> Problem to solve
Would you transcribe the whole listing exactly, minus its pictures?

> Supplied material
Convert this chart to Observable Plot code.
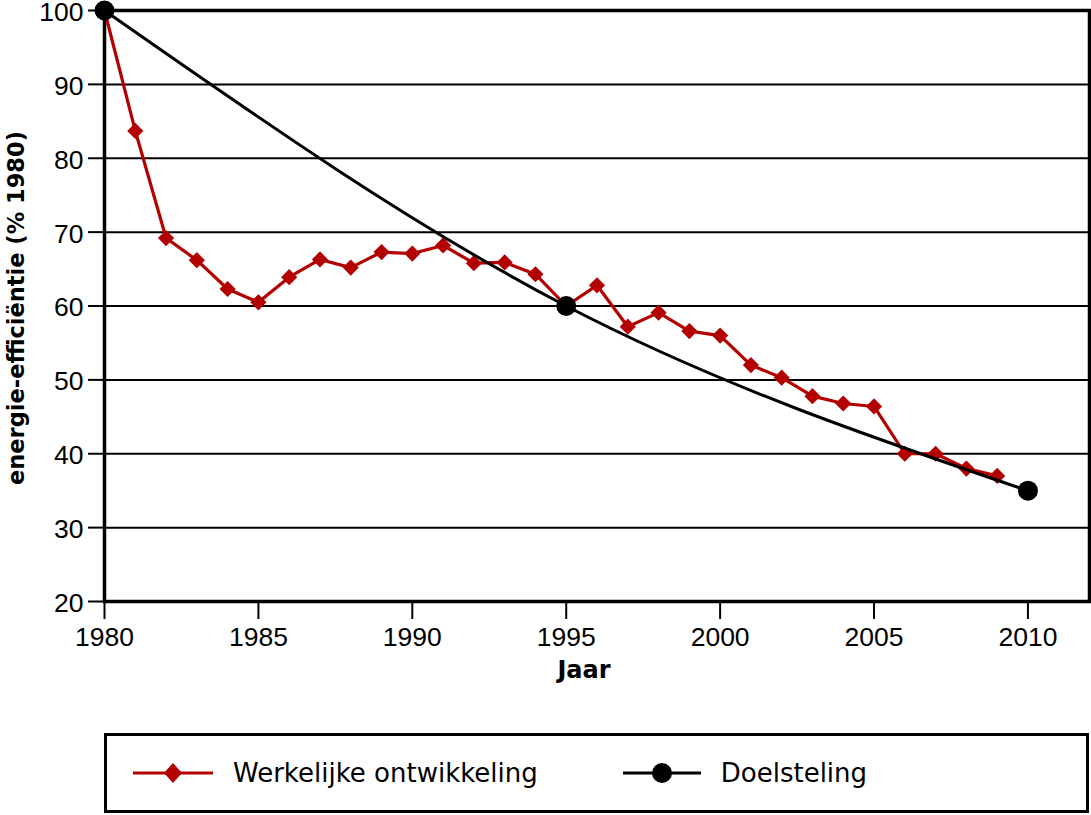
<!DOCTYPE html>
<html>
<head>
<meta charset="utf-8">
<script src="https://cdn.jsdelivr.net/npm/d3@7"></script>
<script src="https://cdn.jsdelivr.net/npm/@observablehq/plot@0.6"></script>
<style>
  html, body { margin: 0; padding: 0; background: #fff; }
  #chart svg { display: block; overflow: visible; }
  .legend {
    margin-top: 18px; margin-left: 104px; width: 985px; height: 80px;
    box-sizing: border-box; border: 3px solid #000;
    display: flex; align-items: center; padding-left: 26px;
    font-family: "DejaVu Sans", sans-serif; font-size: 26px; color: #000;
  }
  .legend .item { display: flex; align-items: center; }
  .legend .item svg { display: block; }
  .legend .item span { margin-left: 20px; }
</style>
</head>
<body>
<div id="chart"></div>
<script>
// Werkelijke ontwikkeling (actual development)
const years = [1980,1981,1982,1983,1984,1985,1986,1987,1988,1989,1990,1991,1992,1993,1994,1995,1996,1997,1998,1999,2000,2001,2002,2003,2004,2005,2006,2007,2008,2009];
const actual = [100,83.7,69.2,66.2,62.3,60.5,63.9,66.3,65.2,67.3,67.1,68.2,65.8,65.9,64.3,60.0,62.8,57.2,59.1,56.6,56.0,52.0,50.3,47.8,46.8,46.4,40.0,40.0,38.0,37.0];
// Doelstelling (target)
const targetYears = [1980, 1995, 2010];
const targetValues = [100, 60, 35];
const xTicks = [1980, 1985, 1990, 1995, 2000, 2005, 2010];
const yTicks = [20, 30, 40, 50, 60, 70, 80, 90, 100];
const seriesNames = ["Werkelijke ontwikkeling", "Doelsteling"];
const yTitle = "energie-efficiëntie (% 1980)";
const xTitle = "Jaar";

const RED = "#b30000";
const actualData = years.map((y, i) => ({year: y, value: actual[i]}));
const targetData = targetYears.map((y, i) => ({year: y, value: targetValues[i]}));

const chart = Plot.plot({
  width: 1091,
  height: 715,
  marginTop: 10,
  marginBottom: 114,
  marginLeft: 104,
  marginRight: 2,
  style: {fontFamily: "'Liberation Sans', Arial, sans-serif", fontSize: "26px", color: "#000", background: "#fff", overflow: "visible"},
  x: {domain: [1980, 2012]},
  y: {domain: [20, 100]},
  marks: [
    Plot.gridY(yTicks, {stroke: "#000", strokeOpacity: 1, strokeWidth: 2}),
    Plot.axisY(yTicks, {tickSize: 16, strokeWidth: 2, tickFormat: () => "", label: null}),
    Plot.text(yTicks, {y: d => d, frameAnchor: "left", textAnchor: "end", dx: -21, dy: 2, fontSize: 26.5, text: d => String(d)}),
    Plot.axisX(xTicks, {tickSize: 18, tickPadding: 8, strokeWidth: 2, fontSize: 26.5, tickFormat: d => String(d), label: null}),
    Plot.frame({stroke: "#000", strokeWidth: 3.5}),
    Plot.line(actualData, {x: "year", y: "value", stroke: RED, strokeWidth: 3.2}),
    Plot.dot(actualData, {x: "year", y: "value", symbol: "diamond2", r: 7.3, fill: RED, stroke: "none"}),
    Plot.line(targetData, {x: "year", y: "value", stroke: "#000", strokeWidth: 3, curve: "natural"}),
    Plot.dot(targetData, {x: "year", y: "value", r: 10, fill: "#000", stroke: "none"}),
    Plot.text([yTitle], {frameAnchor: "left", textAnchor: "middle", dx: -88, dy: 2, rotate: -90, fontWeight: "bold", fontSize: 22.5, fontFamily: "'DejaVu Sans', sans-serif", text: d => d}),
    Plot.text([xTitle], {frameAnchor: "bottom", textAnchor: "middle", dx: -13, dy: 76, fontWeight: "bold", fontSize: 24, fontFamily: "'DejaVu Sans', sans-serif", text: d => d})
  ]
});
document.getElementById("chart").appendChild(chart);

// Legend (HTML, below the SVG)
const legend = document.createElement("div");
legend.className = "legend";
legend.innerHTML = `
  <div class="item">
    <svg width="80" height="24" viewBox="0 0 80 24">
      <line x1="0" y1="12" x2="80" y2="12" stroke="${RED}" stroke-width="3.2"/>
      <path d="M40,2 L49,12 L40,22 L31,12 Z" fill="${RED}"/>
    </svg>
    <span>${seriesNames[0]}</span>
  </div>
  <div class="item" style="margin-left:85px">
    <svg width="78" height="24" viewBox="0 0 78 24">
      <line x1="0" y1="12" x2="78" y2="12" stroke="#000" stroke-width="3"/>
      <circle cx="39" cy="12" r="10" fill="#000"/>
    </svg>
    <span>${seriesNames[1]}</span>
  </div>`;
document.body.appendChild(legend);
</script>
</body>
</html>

> The output
Convert this chart to Observable Plot code.
<!DOCTYPE html>
<html>
<head>
<meta charset="utf-8">
<script src="https://cdn.jsdelivr.net/npm/d3@7"></script>
<script src="https://cdn.jsdelivr.net/npm/@observablehq/plot@0.6"></script>
<style>
  html, body { margin: 0; padding: 0; background: #fff; }
  #chart svg { display: block; overflow: visible; }
  .legend {
    margin-top: 18px; margin-left: 104px; width: 985px; height: 80px;
    box-sizing: border-box; border: 3px solid #000;
    display: flex; align-items: center; padding-left: 26px;
    font-family: "DejaVu Sans", sans-serif; font-size: 26px; color: #000;
  }
  .legend .item { display: flex; align-items: center; }
  .legend .item svg { display: block; }
  .legend .item span { margin-left: 20px; }
</style>
</head>
<body>
<div id="chart"></div>
<script>
// Werkelijke ontwikkeling (actual development)
const years = [1980,1981,1982,1983,1984,1985,1986,1987,1988,1989,1990,1991,1992,1993,1994,1995,1996,1997,1998,1999,2000,2001,2002,2003,2004,2005,2006,2007,2008,2009];
const actual = [100,83.7,69.2,66.2,62.3,60.5,63.9,66.3,65.2,67.3,67.1,68.2,65.8,65.9,64.3,60.0,62.8,57.2,59.1,56.6,56.0,52.0,50.3,47.8,46.8,46.4,40.0,40.0,38.0,37.0];
// Doelstelling (target)
const targetYears = [1980, 1995, 2010];
const targetValues = [100, 60, 35];
const xTicks = [1980, 1985, 1990, 1995, 2000, 2005, 2010];
const yTicks = [20, 30, 40, 50, 60, 70, 80, 90, 100];
const seriesNames = ["Werkelijke ontwikkeling", "Doelsteling"];
const yTitle = "energie-efficiëntie (% 1980)";
const xTitle = "Jaar";

const RED = "#b30000";
const actualData = years.map((y, i) => ({year: y, value: actual[i]}));
const targetData = targetYears.map((y, i) => ({year: y, value: targetValues[i]}));

const chart = Plot.plot({
  width: 1091,
  height: 715,
  marginTop: 10,
  marginBottom: 114,
  marginLeft: 104,
  marginRight: 2,
  style: {fontFamily: "'Liberation Sans', Arial, sans-serif", fontSize: "26px", color: "#000", background: "#fff", overflow: "visible"},
  x: {domain: [1980, 2012]},
  y: {domain: [20, 100]},
  marks: [
    Plot.gridY(yTicks, {stroke: "#000", strokeOpacity: 1, strokeWidth: 2}),
    Plot.axisY(yTicks, {tickSize: 16, strokeWidth: 2, tickFormat: () => "", label: null}),
    Plot.text(yTicks, {y: d => d, frameAnchor: "left", textAnchor: "end", dx: -21, dy: 2, fontSize: 26.5, text: d => String(d)}),
    Plot.axisX(xTicks, {tickSize: 18, tickPadding: 8, strokeWidth: 2, fontSize: 26.5, tickFormat: d => String(d), label: null}),
    Plot.frame({stroke: "#000", strokeWidth: 3.5}),
    Plot.line(actualData, {x: "year", y: "value", stroke: RED, strokeWidth: 3.2}),
    Plot.dot(actualData, {x: "year", y: "value", symbol: "diamond2", r: 7.3, fill: RED, stroke: "none"}),
    Plot.line(targetData, {x: "year", y: "value", stroke: "#000", strokeWidth: 3, curve: "natural"}),
    Plot.dot(targetData, {x: "year", y: "value", r: 10, fill: "#000", stroke: "none"}),
    Plot.text([yTitle], {frameAnchor: "left", textAnchor: "middle", dx: -88, dy: 2, rotate: -90, fontWeight: "bold", fontSize: 22.5, fontFamily: "'DejaVu Sans', sans-serif", text: d => d}),
    Plot.text([xTitle], {frameAnchor: "bottom", textAnchor: "middle", dx: -13, dy: 76, fontWeight: "bold", fontSize: 24, fontFamily: "'DejaVu Sans', sans-serif", text: d => d})
  ]
});
document.getElementById("chart").appendChild(chart);

// Legend (HTML, below the SVG)
const legend = document.createElement("div");
legend.className = "legend";
legend.innerHTML = `
  <div class="item">
    <svg width="80" height="24" viewBox="0 0 80 24">
      <line x1="0" y1="12" x2="80" y2="12" stroke="${RED}" stroke-width="3.2"/>
      <path d="M40,2 L49,12 L40,22 L31,12 Z" fill="${RED}"/>
    </svg>
    <span>${seriesNames[0]}</span>
  </div>
  <div class="item" style="margin-left:85px">
    <svg width="78" height="24" viewBox="0 0 78 24">
      <line x1="0" y1="12" x2="78" y2="12" stroke="#000" stroke-width="3"/>
      <circle cx="39" cy="12" r="10" fill="#000"/>
    </svg>
    <span>${seriesNames[1]}</span>
  </div>`;
document.body.appendChild(legend);
</script>
</body>
</html>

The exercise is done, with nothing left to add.